● Exercise instructions
Transcribe every line exactly and omit anything that is a picture.

___

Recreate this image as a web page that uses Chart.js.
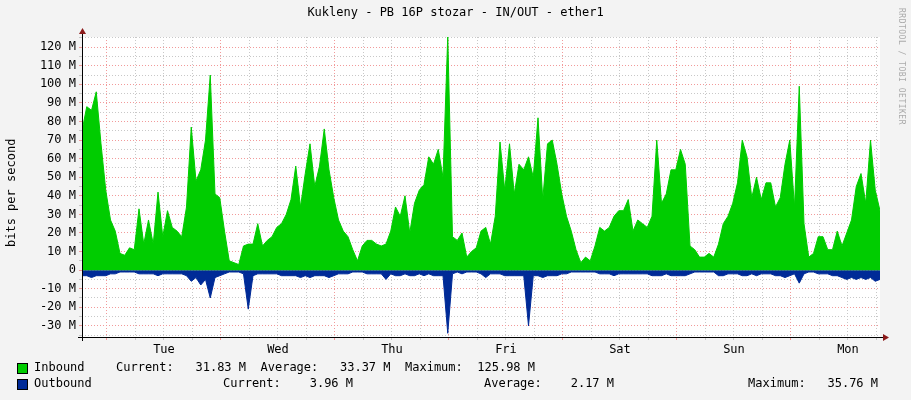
<!DOCTYPE html>
<html>
<head>
<meta charset="UTF-8">
<title>ether1</title>
<script src="https://cdn.jsdelivr.net/npm/chart.js"></script>
<style>
  body { margin: 0; background: #f3f3f3; font-family: "DejaVu Sans Mono", monospace; font-size: 12px; color: #000; }
  #wrap { position: absolute; left: 0; top: 0; width: 911px; height: 400px; }
  .t { position: absolute; white-space: pre; }
  .sq { position: absolute; width: 9px; height: 9px; border: 1px solid #000; }
  #mark { position: absolute; left: 897px; top: 8px; writing-mode: vertical-rl; font-size: 8px; color: #aaa; letter-spacing: 0.5px; }
</style>
</head>
<body>
<div id="wrap"><canvas id="c" width="911" height="400"></canvas></div>
<div class="t" style="left:0;width:911px;text-align:center;top:5px;">Kukleny - PB 16P stozar - IN/OUT - ether1</div>
<div class="t" style="left:4px;top:247px;transform-origin:0 0;transform:rotate(-90deg);">bits per second</div>
<div id="mark">RRDTOOL / TOBI OETIKER</div>
<div class="sq" style="left:17px;top:363px;background:#00cc00;"></div>
<div class="t" style="left:34px;top:360px;">Inbound</div>
<div class="t" style="left:116px;top:360px;">Current:   31.83 M  Average:   33.37 M  Maximum:  125.98 M</div>
<div class="sq" style="left:17px;top:379px;background:#002a97;"></div>
<div class="t" style="left:34px;top:376px;">Outbound</div>
<div class="t" style="left:223px;top:376px;">Current:    3.96 M</div>
<div class="t" style="left:484px;top:376px;">Average:    2.17 M</div>
<div class="t" style="left:748px;top:376px;">Maximum:   35.76 M</div>
<script>
// hourly samples, Mbit/s, starting ~5h before Tuesday midnight
const dayLabels = ['Tue', 'Wed', 'Thu', 'Fri', 'Sat', 'Sun', 'Mon'];
const firstMidnight = 5.26;
const inbound = [
  75, 88, 86, 96, 68, 43, 27, 21, 9, 8, 12, 11, 33, 14, 27, 14, 42, 18, 32, 23,
  21, 18, 34, 77, 48, 54, 70, 105, 41, 39, 21, 5, 4, 3, 13, 14, 14, 25, 13, 16,
  18, 23, 25, 30, 38, 56, 34, 52, 68, 45, 56, 76, 54, 39, 27, 21, 18, 11, 5, 13,
  16, 16, 14, 13, 14, 21, 34, 29, 40, 20, 36, 43, 46, 61, 57, 65, 50, 126, 18, 16,
  20, 7, 10, 12, 21, 23, 14, 29, 69, 43, 68, 41, 57, 54, 61, 50, 82, 38, 68, 70,
  57, 41, 29, 21, 11, 4, 7, 5, 13, 23, 21, 23, 29, 32, 32, 38, 21, 27, 25, 23,
  29, 70, 36, 41, 54, 54, 65, 57, 13, 11, 7, 7, 9, 7, 14, 25, 29, 36, 47, 70,
  61, 39, 50, 38, 47, 47, 34, 39, 57, 70, 34, 99, 25, 7, 9, 18, 18, 11, 11, 21,
  13, 20, 27, 45, 52, 36, 70, 43, 32
];
const outbound = [
  -3, -3, -4, -3, -3, -3, -2, -2, -1, -1, -1, -1, -2, -2, -2, -2, -3, -2, -2, -2,
  -2, -2, -3, -6, -4, -8, -5, -15, -4, -3, -2, -1, -1, -1, -2, -21, -3, -2, -2, -2,
  -2, -2, -3, -3, -3, -3, -4, -3, -4, -3, -3, -3, -4, -3, -2, -2, -2, -1, -1, -1,
  -2, -2, -2, -2, -5, -2, -3, -3, -2, -3, -3, -2, -3, -2, -3, -3, -3, -34, -2, -1,
  -2, -1, -1, -1, -2, -4, -2, -2, -2, -3, -3, -3, -3, -3, -30, -3, -3, -4, -3, -3,
  -3, -2, -2, -1, -1, -1, -1, -1, -1, -2, -2, -2, -3, -2, -2, -2, -2, -2, -2, -2,
  -3, -3, -3, -2, -3, -3, -3, -3, -2, -1, -1, -1, -1, -1, -3, -3, -2, -2, -2, -3,
  -3, -2, -3, -2, -2, -2, -3, -3, -4, -3, -2, -7, -2, -1, -1, -2, -2, -2, -3, -3,
  -4, -5, -4, -5, -4, -5, -4, -6, -5
];

const pts = arr => arr.map((v, i) => ({ x: i, y: v }));
const sixHourTicks = [];
for (let t = firstMidnight - 6; t <= 168; t += 6) if (t >= 0) sixHourTicks.push(t);

const frame = {
  id: 'frame',
  afterDraw(chart) {
    const { ctx, chartArea: a } = chart;
    ctx.save();
    ctx.strokeStyle = '#000';
    ctx.lineWidth = 1;
    ctx.beginPath();
    ctx.moveTo(a.left + 0.5, a.top - 6);
    ctx.lineTo(a.left + 0.5, a.bottom + 4);
    ctx.moveTo(a.left - 4, a.bottom + 0.5);
    ctx.lineTo(a.right + 6, a.bottom + 0.5);
    ctx.stroke();
    ctx.fillStyle = '#8b1a1a';
    ctx.beginPath();
    ctx.moveTo(a.left - 3, a.top - 3); ctx.lineTo(a.left + 4, a.top - 3); ctx.lineTo(a.left + 0.5, a.top - 9); ctx.fill();
    ctx.beginPath();
    ctx.moveTo(a.right + 3, a.bottom - 3); ctx.lineTo(a.right + 3, a.bottom + 4); ctx.lineTo(a.right + 9, a.bottom + 0.5); ctx.fill();
    ctx.restore();
  }
};
const plotBg = {
  id: 'plotBg',
  beforeDraw(chart) {
    const { ctx, chartArea: a } = chart;
    ctx.fillStyle = '#fff';
    ctx.fillRect(a.left, a.top, a.right - a.left, a.bottom - a.top);
  }
};

new Chart(document.getElementById('c'), {
  type: 'line',
  data: {
    datasets: [
      { data: pts(inbound), borderColor: '#00cc00', backgroundColor: '#00cc00', fill: 'origin', borderWidth: 1, pointRadius: 0, tension: 0 },
      { data: pts(outbound), borderColor: '#002a97', backgroundColor: '#002a97', fill: 'origin', borderWidth: 1, pointRadius: 0, tension: 0 }
    ]
  },
  options: {
    responsive: false,
    animation: false,
    plugins: { legend: { display: false }, tooltip: { enabled: false } },
    layout: { padding: { top: 37, right: 31, bottom: 43, left: 0 } },
    scales: {
      x: {
        type: 'linear', min: 0, max: 168,
        afterBuildTicks: s => { s.ticks = sixHourTicks.map(v => ({ value: v })); },
        afterFit: s => { s.height = 20; },
        ticks: {
          autoSkip: false, maxRotation: 0, color: '#000',
          font: { family: 'DejaVu Sans Mono', size: 12 },
          callback: v => {
            const k = Math.round((v - firstMidnight) / 6);
            if (((k % 4) + 4) % 4 !== 2) return '';
            return dayLabels[Math.floor(k / 4)] || '';
          }
        },
        grid: {
          color: c => {
            const k = Math.round((c.tick.value - firstMidnight) / 6);
            return k % 4 === 0 ? '#f29a9a' : '#c8c8c8';
          },
          tickLength: 3
        },
        border: { display: false, dash: [1, 2] }
      },
      y: {
        min: -36, max: 125.5,
        afterBuildTicks: s => { const t = []; for (let v = -35; v <= 125; v += 5) t.push({ value: v }); s.ticks = t; },
        afterFit: s => { s.width = 82; },
        ticks: {
          autoSkip: false, color: '#000', font: { family: 'DejaVu Sans Mono', size: 12 },
          callback: v => (v % 10 !== 0 ? '' : v === 0 ? '0' : v + ' M')
        },
        grid: {
          color: c => (c.tick.value % 10 === 0 ? '#f29a9a' : '#c8c8c8'),
          tickLength: 3
        },
        border: { display: false, dash: [1, 2] }
      }
    }
  },
  plugins: [plotBg, frame]
});
</script>
</body>
</html>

___

● Output
Recreate this image as a web page that uses Chart.js.
<!DOCTYPE html>
<html>
<head>
<meta charset="UTF-8">
<title>ether1</title>
<script src="https://cdn.jsdelivr.net/npm/chart.js"></script>
<style>
  body { margin: 0; background: #f3f3f3; font-family: "DejaVu Sans Mono", monospace; font-size: 12px; color: #000; }
  #wrap { position: absolute; left: 0; top: 0; width: 911px; height: 400px; }
  .t { position: absolute; white-space: pre; }
  .sq { position: absolute; width: 9px; height: 9px; border: 1px solid #000; }
  #mark { position: absolute; left: 897px; top: 8px; writing-mode: vertical-rl; font-size: 8px; color: #aaa; letter-spacing: 0.5px; }
</style>
</head>
<body>
<div id="wrap"><canvas id="c" width="911" height="400"></canvas></div>
<div class="t" style="left:0;width:911px;text-align:center;top:5px;">Kukleny - PB 16P stozar - IN/OUT - ether1</div>
<div class="t" style="left:4px;top:247px;transform-origin:0 0;transform:rotate(-90deg);">bits per second</div>
<div id="mark">RRDTOOL / TOBI OETIKER</div>
<div class="sq" style="left:17px;top:363px;background:#00cc00;"></div>
<div class="t" style="left:34px;top:360px;">Inbound</div>
<div class="t" style="left:116px;top:360px;">Current:   31.83 M  Average:   33.37 M  Maximum:  125.98 M</div>
<div class="sq" style="left:17px;top:379px;background:#002a97;"></div>
<div class="t" style="left:34px;top:376px;">Outbound</div>
<div class="t" style="left:223px;top:376px;">Current:    3.96 M</div>
<div class="t" style="left:484px;top:376px;">Average:    2.17 M</div>
<div class="t" style="left:748px;top:376px;">Maximum:   35.76 M</div>
<script>
// hourly samples, Mbit/s, starting ~5h before Tuesday midnight
const dayLabels = ['Tue', 'Wed', 'Thu', 'Fri', 'Sat', 'Sun', 'Mon'];
const firstMidnight = 5.26;
const inbound = [
  75, 88, 86, 96, 68, 43, 27, 21, 9, 8, 12, 11, 33, 14, 27, 14, 42, 18, 32, 23,
  21, 18, 34, 77, 48, 54, 70, 105, 41, 39, 21, 5, 4, 3, 13, 14, 14, 25, 13, 16,
  18, 23, 25, 30, 38, 56, 34, 52, 68, 45, 56, 76, 54, 39, 27, 21, 18, 11, 5, 13,
  16, 16, 14, 13, 14, 21, 34, 29, 40, 20, 36, 43, 46, 61, 57, 65, 50, 126, 18, 16,
  20, 7, 10, 12, 21, 23, 14, 29, 69, 43, 68, 41, 57, 54, 61, 50, 82, 38, 68, 70,
  57, 41, 29, 21, 11, 4, 7, 5, 13, 23, 21, 23, 29, 32, 32, 38, 21, 27, 25, 23,
  29, 70, 36, 41, 54, 54, 65, 57, 13, 11, 7, 7, 9, 7, 14, 25, 29, 36, 47, 70,
  61, 39, 50, 38, 47, 47, 34, 39, 57, 70, 34, 99, 25, 7, 9, 18, 18, 11, 11, 21,
  13, 20, 27, 45, 52, 36, 70, 43, 32
];
const outbound = [
  -3, -3, -4, -3, -3, -3, -2, -2, -1, -1, -1, -1, -2, -2, -2, -2, -3, -2, -2, -2,
  -2, -2, -3, -6, -4, -8, -5, -15, -4, -3, -2, -1, -1, -1, -2, -21, -3, -2, -2, -2,
  -2, -2, -3, -3, -3, -3, -4, -3, -4, -3, -3, -3, -4, -3, -2, -2, -2, -1, -1, -1,
  -2, -2, -2, -2, -5, -2, -3, -3, -2, -3, -3, -2, -3, -2, -3, -3, -3, -34, -2, -1,
  -2, -1, -1, -1, -2, -4, -2, -2, -2, -3, -3, -3, -3, -3, -30, -3, -3, -4, -3, -3,
  -3, -2, -2, -1, -1, -1, -1, -1, -1, -2, -2, -2, -3, -2, -2, -2, -2, -2, -2, -2,
  -3, -3, -3, -2, -3, -3, -3, -3, -2, -1, -1, -1, -1, -1, -3, -3, -2, -2, -2, -3,
  -3, -2, -3, -2, -2, -2, -3, -3, -4, -3, -2, -7, -2, -1, -1, -2, -2, -2, -3, -3,
  -4, -5, -4, -5, -4, -5, -4, -6, -5
];

const pts = arr => arr.map((v, i) => ({ x: i, y: v }));
const sixHourTicks = [];
for (let t = firstMidnight - 6; t <= 168; t += 6) if (t >= 0) sixHourTicks.push(t);

const frame = {
  id: 'frame',
  afterDraw(chart) {
    const { ctx, chartArea: a } = chart;
    ctx.save();
    ctx.strokeStyle = '#000';
    ctx.lineWidth = 1;
    ctx.beginPath();
    ctx.moveTo(a.left + 0.5, a.top - 6);
    ctx.lineTo(a.left + 0.5, a.bottom + 4);
    ctx.moveTo(a.left - 4, a.bottom + 0.5);
    ctx.lineTo(a.right + 6, a.bottom + 0.5);
    ctx.stroke();
    ctx.fillStyle = '#8b1a1a';
    ctx.beginPath();
    ctx.moveTo(a.left - 3, a.top - 3); ctx.lineTo(a.left + 4, a.top - 3); ctx.lineTo(a.left + 0.5, a.top - 9); ctx.fill();
    ctx.beginPath();
    ctx.moveTo(a.right + 3, a.bottom - 3); ctx.lineTo(a.right + 3, a.bottom + 4); ctx.lineTo(a.right + 9, a.bottom + 0.5); ctx.fill();
    ctx.restore();
  }
};
const plotBg = {
  id: 'plotBg',
  beforeDraw(chart) {
    const { ctx, chartArea: a } = chart;
    ctx.fillStyle = '#fff';
    ctx.fillRect(a.left, a.top, a.right - a.left, a.bottom - a.top);
  }
};

new Chart(document.getElementById('c'), {
  type: 'line',
  data: {
    datasets: [
      { data: pts(inbound), borderColor: '#00cc00', backgroundColor: '#00cc00', fill: 'origin', borderWidth: 1, pointRadius: 0, tension: 0 },
      { data: pts(outbound), borderColor: '#002a97', backgroundColor: '#002a97', fill: 'origin', borderWidth: 1, pointRadius: 0, tension: 0 }
    ]
  },
  options: {
    responsive: false,
    animation: false,
    plugins: { legend: { display: false }, tooltip: { enabled: false } },
    layout: { padding: { top: 37, right: 31, bottom: 43, left: 0 } },
    scales: {
      x: {
        type: 'linear', min: 0, max: 168,
        afterBuildTicks: s => { s.ticks = sixHourTicks.map(v => ({ value: v })); },
        afterFit: s => { s.height = 20; },
        ticks: {
          autoSkip: false, maxRotation: 0, color: '#000',
          font: { family: 'DejaVu Sans Mono', size: 12 },
          callback: v => {
            const k = Math.round((v - firstMidnight) / 6);
            if (((k % 4) + 4) % 4 !== 2) return '';
            return dayLabels[Math.floor(k / 4)] || '';
          }
        },
        grid: {
          color: c => {
            const k = Math.round((c.tick.value - firstMidnight) / 6);
            return k % 4 === 0 ? '#f29a9a' : '#c8c8c8';
          },
          tickLength: 3
        },
        border: { display: false, dash: [1, 2] }
      },
      y: {
        min: -36, max: 125.5,
        afterBuildTicks: s => { const t = []; for (let v = -35; v <= 125; v += 5) t.push({ value: v }); s.ticks = t; },
        afterFit: s => { s.width = 82; },
        ticks: {
          autoSkip: false, color: '#000', font: { family: 'DejaVu Sans Mono', size: 12 },
          callback: v => (v % 10 !== 0 ? '' : v === 0 ? '0' : v + ' M')
        },
        grid: {
          color: c => (c.tick.value % 10 === 0 ? '#f29a9a' : '#c8c8c8'),
          tickLength: 3
        },
        border: { display: false, dash: [1, 2] }
      }
    }
  },
  plugins: [plotBg, frame]
});
</script>
</body>
</html>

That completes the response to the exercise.